Set exercise »
Give again exactly the lines that run from the start of the records to the line holding "11.8, 12.9, 13.2]", both ends counted. Do not include the pictures.

Dataset »
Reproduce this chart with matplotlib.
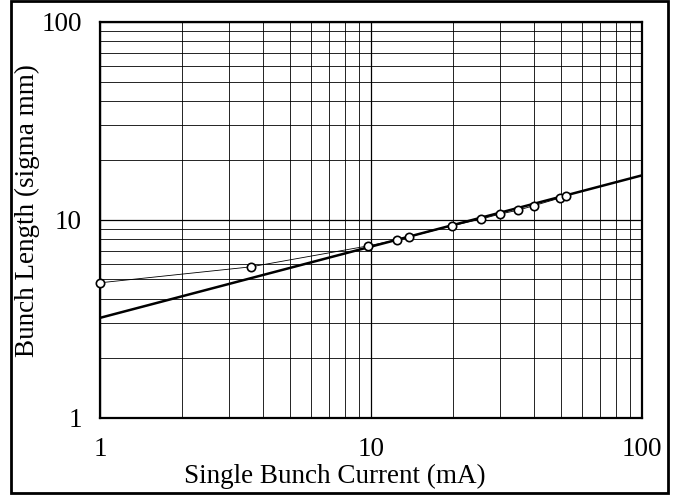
import numpy as np
import matplotlib.pyplot as plt
from matplotlib.ticker import FixedLocator, FixedFormatter, NullFormatter
from matplotlib.patches import Rectangle

# measured bunch length vs single bunch current
current = [1.0, 3.6, 9.75, 12.5, 13.8, 19.9, 25.5, 29.9, 34.9, 39.9, 49.8, 52.4]
length = [4.81, 5.79, 7.39, 7.93, 8.21, 9.33, 10.1, 10.7, 11.2, 11.8, 12.9, 13.2]

# power-law fit: length = a * current ** b
fitA = 3.2
fitB = 0.36
fitRange = [1, 100]

tickValues = [1, 10, 100]
tickLabels = ["1", "10", "100"]


def main():
    plt.rcParams['font.family'] = ['Liberation Serif', 'DejaVu Serif']
    fig = plt.figure(figsize=(6.81, 4.98), dpi=100)
    ax = fig.add_axes([0.147, 0.161, 0.796, 0.795])

    xs = np.logspace(np.log10(fitRange[0]), np.log10(fitRange[1]), 50)
    ax.plot(xs, fitA * xs ** fitB, color='k', lw=1.8, zorder=3)
    ax.plot(current, length, color='k', lw=0.6, zorder=3)
    ax.plot(current, length, 'o', color='k', mfc='white', mew=1.2, ms=6,
            zorder=4, clip_on=False)

    ax.set_xscale('log')
    ax.set_yscale('log')
    ax.set_xlim(1, 100)
    ax.set_ylim(1, 100)

    for axis in (ax.xaxis, ax.yaxis):
        axis.set_major_locator(FixedLocator(tickValues))
        axis.set_major_formatter(FixedFormatter(tickLabels))
        minors = [m * d for d in (1, 10) for m in range(2, 10)]
        axis.set_minor_locator(FixedLocator(minors))
        axis.set_minor_formatter(NullFormatter())

    ax.grid(True, which='major', color='k', lw=0.9)
    ax.grid(True, which='minor', color='k', lw=0.6)
    ax.tick_params(which='both', length=0, labelsize=19.5)
    ax.tick_params(axis='x', pad=14)
    ax.tick_params(axis='y', pad=13)
    for s in ax.spines.values():
        s.set_linewidth(1.6)

    fig.text(0.492, 0.044, "Single Bunch Current (mA)", fontsize=19.5,
             ha='center', va='center')
    fig.text(0.04, 0.578, "Bunch Length (sigma mm)", fontsize=19.5,
             ha='center', va='center', rotation=90)

    fig.patches.append(Rectangle((0.016, 0.01), 0.965, 0.988,
                                 transform=fig.transFigure, fill=False,
                                 edgecolor='k', lw=2))
    fig.savefig("out.png", dpi=100)


if __name__ == "__main__":
    main()
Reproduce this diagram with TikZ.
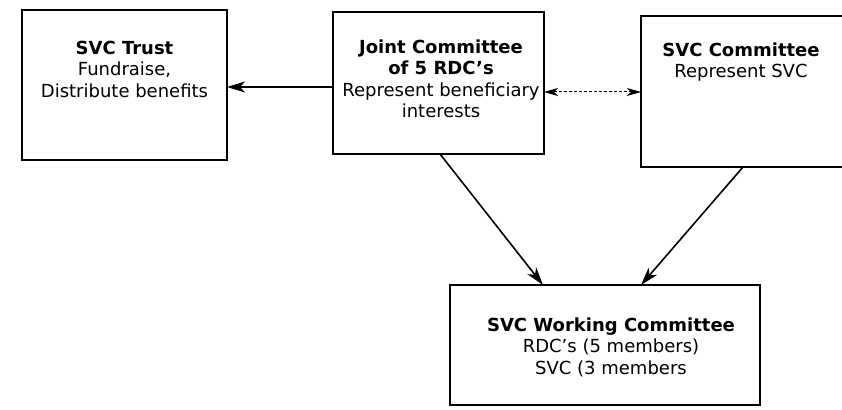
\documentclass[tikz,border=0pt]{standalone}
\usepackage{fontspec}
\setmainfont{DejaVu Sans}
\usetikzlibrary{arrows.meta}
\begin{document}
\begin{tikzpicture}[x=1pt,y=-1pt,
  orgbox/.style={draw, line width=1.3pt, fill=white},
  boxtext/.style={align=center, inner sep=0pt, font=\fontsize{18}{21.5}\selectfont},
  link/.style={line width=1.6pt, -{Stealth[length=18pt,width=11pt,inset=5pt]}},
  duallink/.style={line width=1pt, dash pattern=on 3pt off 2pt,
    {Stealth[length=14pt,width=8pt,inset=4pt]}-{Stealth[length=14pt,width=8pt,inset=4pt]}}]
  \useasboundingbox (0,0) rectangle (842,409);
  % boxes
  \draw[orgbox] (22,10) rectangle (227,160);
  \draw[orgbox] (333,12) rectangle (544,154);
  \draw[orgbox] (641,16) rectangle (845,167);
  \draw[orgbox] (450,285) rectangle (760,405);
  % points on the box edges where connectors meet
  \coordinate (trustE) at (227,87);
  \coordinate (jointW) at (333,87);
  \coordinate (jointE) at (544,92);
  \coordinate (svcW) at (641,92);
  \coordinate (jointS) at (440,154);
  \coordinate (svcS) at (743,167);
  \coordinate (workNW) at (543,285);
  \coordinate (workNE) at (641,285);
  % box texts
  \node[boxtext] (trustT) at (124.5,69) {\textbf{SVC Trust}\\Fundraise,\\Distribute benefits};
  \node[boxtext] (jointT) at (441,79) {\textbf{Joint Committee}\\\textbf{of 5 RDC's}\\Represent beneficiary\\interests};
  \node[boxtext] (svcT) at (741,62) {\textbf{SVC Committee}\\Represent SVC};
  \node[boxtext] (workT) at (611,347) {\textbf{SVC Working Committee}\\RDC's (5 members)\\SVC (3 members};
  % connectors
  \draw[link] (jointW) -- (trustE);
  \draw[duallink] (jointE) -- (svcW);
  \draw[link] (jointS) -- (workNW);
  \draw[link] (svcS) -- (workNE);
\end{tikzpicture}
\end{document}
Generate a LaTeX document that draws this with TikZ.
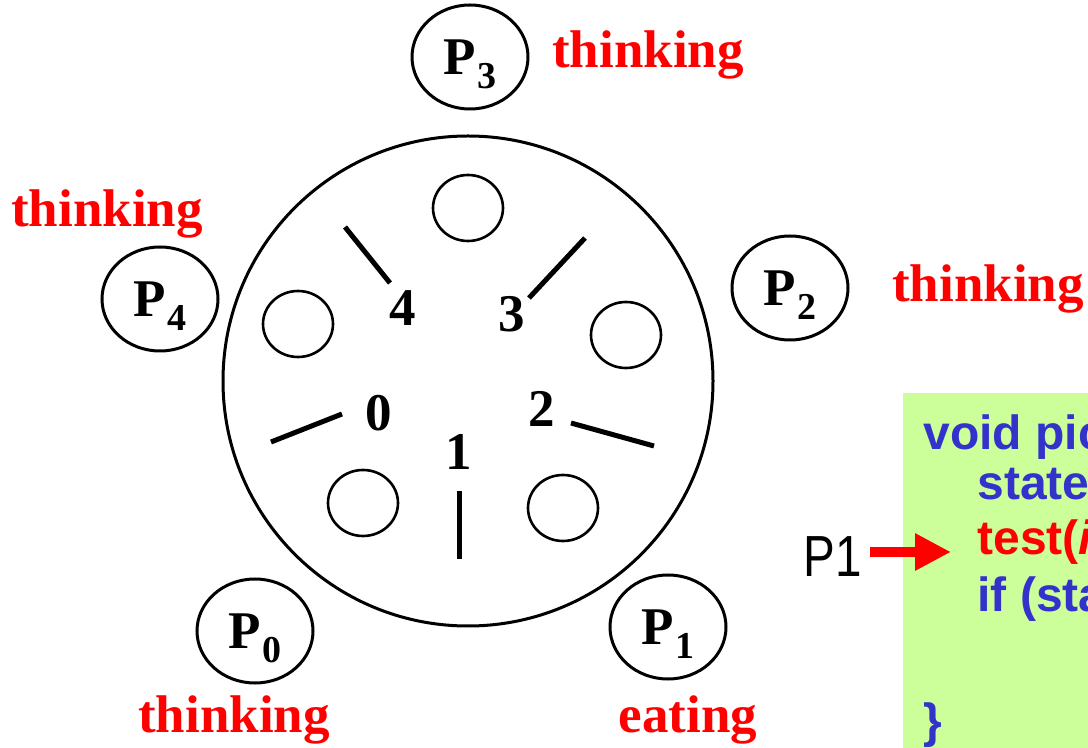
\documentclass[tikz,border=0pt]{standalone}
\usepackage{fontspec}
\setmainfont{Liberation Serif}
\newfontfamily\codefont{Liberation Sans}
\usetikzlibrary{arrows.meta,shapes.geometric}
\definecolor{codegreen}{HTML}{CCFF99}
\definecolor{codeblue}{HTML}{3333CC}
\definecolor{alertred}{HTML}{FF0000}
\newcommand{\phil}[1]{P\kern0.8pt\smash{\raisebox{-7pt}{\fontsize{19}{19}\selectfont #1}}}

\begin{document}
\begin{tikzpicture}[x=0.5pt,y=-0.5pt,>=Stealth,
  phil/.style={ellipse,draw,line width=1.5pt,minimum width=58pt,minimum height=52pt,inner sep=0pt,
    font=\fontsize{26.5}{30}\selectfont\bfseries},
  plate/.style={ellipse,draw,line width=1.3pt,minimum width=35pt,minimum height=33pt,inner sep=0pt},
  stick/.style={line width=2.5pt},
  num/.style={anchor=base,inner sep=0pt,font=\fontsize{26.5}{30}\selectfont\bfseries},
  statelbl/.style={anchor=base,inner sep=0pt,text=alertred,font=\fontsize{26.5}{30}\selectfont\bfseries},
  code/.style={anchor=base west,inner sep=0pt,text=codeblue,font=\codefont\fontsize{24}{28}\selectfont\bfseries}]
\useasboundingbox (0,0) rectangle (1088,748);
\clip (0,0) rectangle (1088,748);
\node[circle,draw,line width=1.5pt,minimum size=245pt,inner sep=0pt] (table) at (468,381) {};
\node[plate] (plate3) at (468,208) {};
\node[plate] (plate4) at (298,324) {};
\node[plate] (plate2) at (626,335) {};
\node[plate] (plate0) at (363,503) {};
\node[plate] (plate1) at (563,508) {};
\draw[stick] (271,442) -- (342,414);
\draw[stick] (459,491) -- (459,559);
\draw[stick] (571,423) -- (654,446);
\draw[stick] (585,238) -- (529,298);
\draw[stick] (345,227) -- (390,283);
\node[num] (n0) at (379,431) {0};
\node[num] (n1) at (459,470) {1};
\node[num] (n2) at (542,427) {2};
\node[num] (n3) at (512,332) {3};
\node[num] (n4) at (403,326) {4};
\node[phil] (p3) at (470,57) {\phil{3}};
\node[phil] (p2) at (790,288) {\phil{2}};
\node[phil] (p4) at (160,299) {\phil{4}};
\node[phil] (p0) at (255,631) {\phil{0}};
\node[phil] (p1) at (668,627) {\phil{1}};
\node[statelbl] (s3) at (648,68) {thinking};
\node[statelbl] (s4) at (107,227) {thinking};
\node[statelbl] (s2) at (988,302) {thinking};
\node[statelbl] (s0) at (234,733) {thinking};
\node[statelbl] (s1) at (688,733) {eating};
\fill[codegreen] (903,393) rectangle (1100,760);
\node[code] (c1) at (923,450) {void pic};
\node[code] (c2) at (977,500) {state};
\node[code,text=alertred] (c3) at (977,555) {test(\textit{i}};
\node[code] (c4) at (977,612) {if (sta};
\node[code] (c5) at (923,738) {\}};
\node[anchor=east,inner sep=4pt,font=\codefont\fontsize{29}{32}\selectfont] (caller) at (870,557) {\scalebox{0.82}[1]{P1}};
\coordinate (cur) at (951,552);
\draw[alertred,line width=5pt,-{Triangle[length=18pt,width=17.5pt]}] (caller.east |- cur) -- (cur);
\end{tikzpicture}
\end{document}
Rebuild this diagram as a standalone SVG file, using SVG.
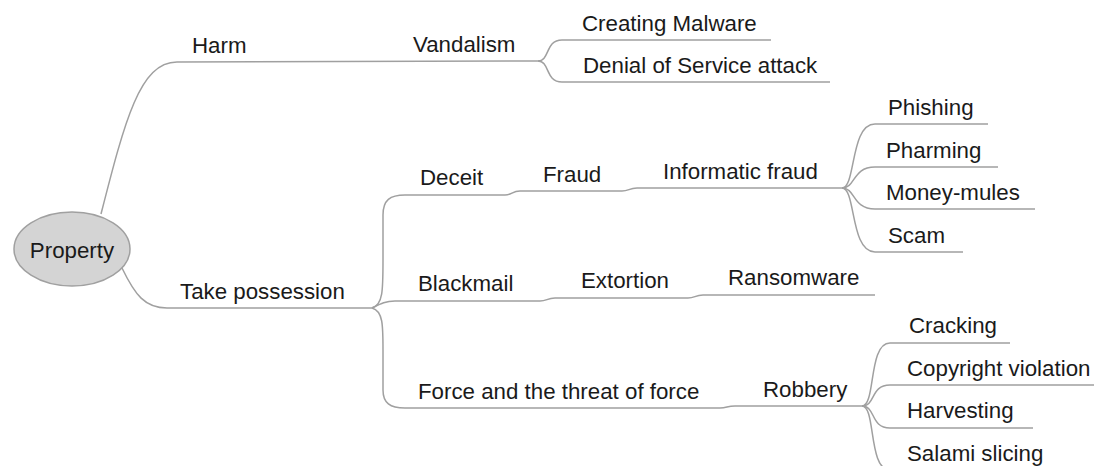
<svg xmlns="http://www.w3.org/2000/svg" width="1094" height="466" viewBox="0 0 1094 466">
<style>
.c{fill:none;stroke:#a0a0a0;stroke-width:1.5}
text{font-family:"Liberation Sans",Arial,sans-serif;font-size:22.3px;fill:#1a1a1a}
</style>
<rect width="1094" height="466" fill="#fff"/>
<g id="connectors">
<path class="c" d="M101,214 C125,120 140,62 177,62 L538,61"/>
<path class="c" d="M538,61 C550,61 545,40 562,40 L771,40"/>
<path class="c" d="M538,61 C550,61 545,82 562,82 L830,82"/>
<path class="c" d="M122,268 C135,295 145,308 167,308 L372,308"/>
<path class="c" d="M372,308 C383,305 383,290 383,260 L383,215 C383,200 390,195 405,195 L505,195 C512,195 512,191 520,191 L622,191 C629,191 629,188 637,188 L842,188"/>
<path class="c" d="M372,308 C380,304 385,301 395,301 L540,301 C547,301 547,298 555,298 L688,298 C695,298 695,295 703,295 L875,295"/>
<path class="c" d="M372,308 C383,311 383,325 383,350 L383,390 C383,403 390,408 405,408 L720,408 C727,408 727,406 735,406 L862,406"/>
<path class="c" d="M842,188 C856,188 850,124 875,124 L988,124"/>
<path class="c" d="M842,188 C856,188 852,167 875,167 L998,167"/>
<path class="c" d="M842,188 C856,188 852,209 875,209 L1035,209"/>
<path class="c" d="M842,188 C856,188 850,252 875,252 L963,252"/>
<path class="c" d="M862,406 C876,406 868,343 890,343 L1010,343"/>
<path class="c" d="M862,406 C876,406 870,385 890,385 L1094,385"/>
<path class="c" d="M862,406 C876,406 870,428 890,428 L1033,428"/>
<path class="c" d="M862,406 C876,406 868,470 890,470 L1040,470"/>
</g>
<g id="property"><ellipse cx="72" cy="249" rx="58" ry="37" fill="#d4d4d4" stroke="#a0a0a0" stroke-width="1.5"/><text x="72" y="258" text-anchor="middle">Property</text></g>
<g id="harm"><text x="192" y="53">Harm</text></g>
<g id="vandalism"><text x="413" y="52">Vandalism</text></g>
<g id="creating-malware"><text x="582" y="31">Creating Malware</text></g>
<g id="dos"><text x="583" y="73">Denial of Service attack</text></g>
<g id="take-possession"><text x="180" y="299">Take possession</text></g>
<g id="deceit"><text x="420" y="185">Deceit</text></g>
<g id="fraud"><text x="543" y="182">Fraud</text></g>
<g id="informatic-fraud"><text x="663" y="179">Informatic fraud</text></g>
<g id="phishing"><text x="888" y="115">Phishing</text></g>
<g id="pharming"><text x="886" y="158">Pharming</text></g>
<g id="money-mules"><text x="886" y="200">Money-mules</text></g>
<g id="scam"><text x="888" y="243">Scam</text></g>
<g id="blackmail"><text x="418" y="291">Blackmail</text></g>
<g id="extortion"><text x="581" y="288">Extortion</text></g>
<g id="ransomware"><text x="728" y="285">Ransomware</text></g>
<g id="force"><text x="418" y="399">Force and the threat of force</text></g>
<g id="robbery"><text x="763" y="397">Robbery</text></g>
<g id="cracking"><text x="909" y="333">Cracking</text></g>
<g id="copyright"><text x="907" y="376">Copyright violation</text></g>
<g id="harvesting"><text x="907" y="418">Harvesting</text></g>
<g id="salami"><text x="907" y="461">Salami slicing</text></g>
</svg>
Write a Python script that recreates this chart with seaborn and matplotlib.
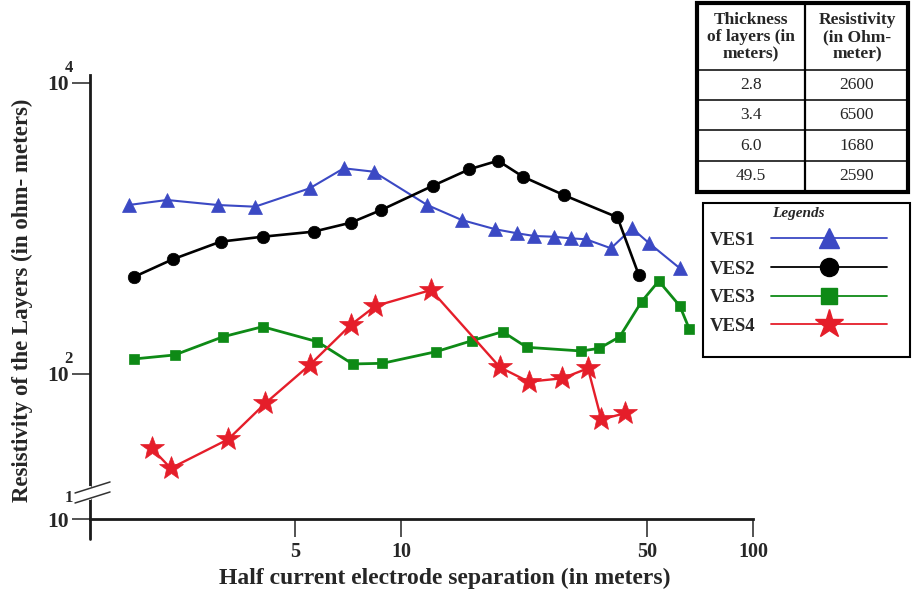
import matplotlib
matplotlib.use("Agg")
import matplotlib.pyplot as plt
from matplotlib.lines import Line2D
from matplotlib.patches import Rectangle
from matplotlib.ticker import NullLocator
import seaborn as sns

# =====================
# DATA
# =====================
ves1_x = [1.684, 2.164, 3.018, 3.848, 5.503, 6.879, 8.358, 11.87, 14.87, 18.53,
          21.37, 23.93, 27.12, 30.35, 33.54, 39.49, 45.33, 50.71, 61.94]
ves1_y = [1450, 1570, 1450, 1412, 1889, 2593, 2457, 1450, 1144, 988,
          927, 888, 878, 856, 843, 731, 1003, 791, 533]

ves2_x = [1.748, 2.246, 3.072, 4.045, 5.642, 7.196, 8.79, 12.33, 15.63, 18.86,
          22.20, 29.08, 41.19, 47.37]
ves2_y = [466, 614, 812, 878, 951, 1096, 1341, 1969, 2552, 2924,
          2270, 1692, 1194, 479]

ves3_x = [1.740, 2.274, 3.125, 4.045, 5.788, 7.286, 8.853, 12.57, 15.91, 19.44,
          22.76, 32.54, 36.61, 41.81, 48.23, 53.97, 61.94, 65.97]
ves3_y = [126.8, 135.1, 180.4, 211.4, 166.7, 117.2, 118.4, 142.3, 169.4, 195.3,
          152.6, 143.9, 150.2, 180.4, 314.0, 435.6, 293.4, 202.9]

ves4_x = [1.958, 2.218, 3.229, 4.117, 5.503, 7.196, 8.463, 12.17, 19.10, 23.04,
          28.72, 33.96, 37.07, 43.31]
ves4_y = [30.85, 22.49, 35.58, 62.9, 115.3, 217.2, 293.4, 377.8, 111.2, 88.5,
          93.4, 109.4, 48.8, 53.7]

series_names = ["VES1", "VES2", "VES3", "VES4"]

x_ticks = [5, 10, 50, 100]
x_tick_labels = ["5", "10", "50", "100"]
y_ticks = [10, 100, 10000]
y_tick_labels = ["10", "10", "10"]
y_tick_powers = ["1", "2", "4"]

table_header = ["Thickness\nof layers (in\nmeters)", "Resistivity\n(in Ohm-\nmeter)"]
thickness = ["2.8", "3.4", "6.0", "49.5"]
resistivity = ["2600", "6500", "1680", "2590"]

# =====================
# STYLE
# =====================
sns.set_style("ticks")
plt.rcParams["font.family"] = ["Liberation Serif", "DejaVu Serif"]

c_blue = "#3B49C4"
c_black = "#000000"
c_green = "#0E8A16"
c_red = "#E51E2A"

fig = plt.figure(figsize=(9.13, 5.91), dpi=100)
ax = fig.add_axes([0.0986, 0.121, 0.7262, 0.7521])
ax.set_xscale("log")
ax.set_yscale("log")

# =====================
# CURVES
# =====================
sns.lineplot(x=ves1_x, y=ves1_y, ax=ax, color=c_blue, linewidth=1.5,
             marker="^", markersize=10, markeredgecolor=c_blue, markeredgewidth=0.5)
sns.lineplot(x=ves2_x, y=ves2_y, ax=ax, color=c_black, linewidth=1.9,
             marker="o", markersize=9, markeredgecolor=c_black, markeredgewidth=0.5)
sns.lineplot(x=ves3_x, y=ves3_y, ax=ax, color=c_green, linewidth=2.0,
             marker="s", markersize=7.5, markeredgecolor=c_green, markeredgewidth=0.5)
sns.lineplot(x=ves4_x, y=ves4_y, ax=ax, color=c_red, linewidth=1.7,
             marker="*", markersize=18, markeredgecolor=c_red, markeredgewidth=0.5)

# =====================
# AXES
# =====================
ax.set_xlim(1.308, 100)
ax.set_ylim(10, 11350)
ax.spines["top"].set_visible(False)
ax.spines["right"].set_visible(False)
for side in ["left", "bottom"]:
    ax.spines[side].set_linewidth(2.0)
    ax.spines[side].set_color("#1a1a1a")

ax.set_xticks(x_ticks)
ax.set_xticklabels(x_tick_labels)
ax.set_yticks(y_ticks)
ax.set_yticklabels(y_tick_labels)
ax.xaxis.set_minor_locator(NullLocator())
ax.yaxis.set_minor_locator(NullLocator())
ax.tick_params(axis="both", length=13, width=1.3, color="#444444")
ax.tick_params(axis="x", labelsize=14.5, pad=3)
ax.tick_params(axis="y", labelsize=15.5, pad=2)
for lbl in ax.get_xticklabels() + ax.get_yticklabels():
    lbl.set_fontweight("bold")

# superscript exponents next to the "10" labels
for val, pw in zip(y_ticks, y_tick_powers):
    dy = 15.5 if pw == "1" else 10.5
    ax.annotate(pw, xy=(0, val), xycoords=("axes fraction", "data"),
                xytext=(-15.5, dy), textcoords="offset points",
                ha="center", va="center", fontsize=12, fontweight="bold")

# axis break marks near 10^1 and spine tail below the x axis
ax.plot([0, 0], [0.0484, 0.0709], transform=ax.transAxes, color="white",
        lw=3, clip_on=False, zorder=5)
ax.plot([-0.0226, 0.0302], [0.0596, 0.0844], transform=ax.transAxes,
        color="#333333", lw=1.1, clip_on=False, zorder=6)
ax.plot([-0.0226, 0.0302], [0.0371, 0.0619], transform=ax.transAxes,
        color="#333333", lw=1.1, clip_on=False, zorder=6)
ax.plot([0, 0], [0, -0.045], transform=ax.transAxes, color="#1a1a1a",
        lw=2.0, clip_on=False)

ax.set_xlabel("Half current electrode separation (in meters)",
              fontsize=17, fontweight="bold", va="center")
ax.xaxis.set_label_coords(0.535, -0.1316)
ax.set_ylabel("Resistivity of the Layers (in ohm- meters)",
              fontsize=16.5, fontweight="bold", va="center")
ax.yaxis.set_label_coords(-0.1026, 0.494)

# =====================
# LEGEND
# =====================
handles = [
    Line2D([], [], color=c_blue, lw=1.3, marker="^", markersize=14, mec=c_blue),
    Line2D([], [], color=c_black, lw=1.3, marker="o", markersize=13, mec=c_black),
    Line2D([], [], color=c_green, lw=1.3, marker="s", markersize=11, mec=c_green),
    Line2D([], [], color=c_red, lw=1.3, marker="*", markersize=21, mec=c_red),
]
ax.legend(handles, series_names, title="Legends", loc="upper left",
          bbox_to_anchor=(710 / 913, 1 - 207 / 591), bbox_transform=fig.transFigure,
          frameon=False, markerfirst=False, handlelength=6.2, handletextpad=0.8,
          labelspacing=0.62, borderpad=0, borderaxespad=0,
          prop=dict(weight="bold", size=13.5, family="Liberation Serif"),
          title_fontproperties=dict(style="italic", weight="bold", size=11,
                                    family="Liberation Serif"))
fig.add_artist(Rectangle((703 / 913, 1 - 357 / 591), 207 / 913, 154 / 591,
                         transform=fig.transFigure, fill=False,
                         edgecolor="black", linewidth=1.5))

# =====================
# TABLE (top right)
# =====================
tax = fig.add_axes([697 / 913, 1 - 192 / 591, 211 / 913, 189 / 591])
tax.set_xlim(697, 908)
tax.set_ylim(192, 3)
tax.axis("off")
row_edges = [3, 70, 100, 130, 161, 192]
col_mid = 805
tax.add_patch(Rectangle((697, 3), 211, 189, fill=False, edgecolor="black",
                        linewidth=3, clip_on=False))
for yl in row_edges[1:-1]:
    tax.plot([697, 908], [yl, yl], color="black", lw=1.1)
tax.plot([col_mid, col_mid], [3, 192], color="black", lw=1.6)

col_centers = [751, 857]
for xc, head in zip(col_centers, table_header):
    tax.text(xc, 37, head, ha="center", va="center", fontsize=12.5,
             fontweight="bold", linespacing=1.12)
for i, (th, rs) in enumerate(zip(thickness, resistivity)):
    yc = (row_edges[i + 1] + row_edges[i + 2]) / 2
    tax.text(col_centers[0], yc, th, ha="center", va="center", fontsize=12.5)
    tax.text(col_centers[1], yc, rs, ha="center", va="center", fontsize=12.5)

plt.savefig("out.png", dpi=100)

Solution to the problem »
Reproduce this chart with matplotlib.
import numpy as np
import matplotlib.pyplot as plt
from matplotlib.ticker import FixedLocator, FixedFormatter, NullFormatter
from matplotlib.patches import Rectangle

# measured bunch length vs single bunch current
current = [1.0, 3.6, 9.75, 12.5, 13.8, 19.9, 25.5, 29.9, 34.9, 39.9, 49.8, 52.4]
length = [4.81, 5.79, 7.39, 7.93, 8.21, 9.33, 10.1, 10.7, 11.2, 11.8, 12.9, 13.2]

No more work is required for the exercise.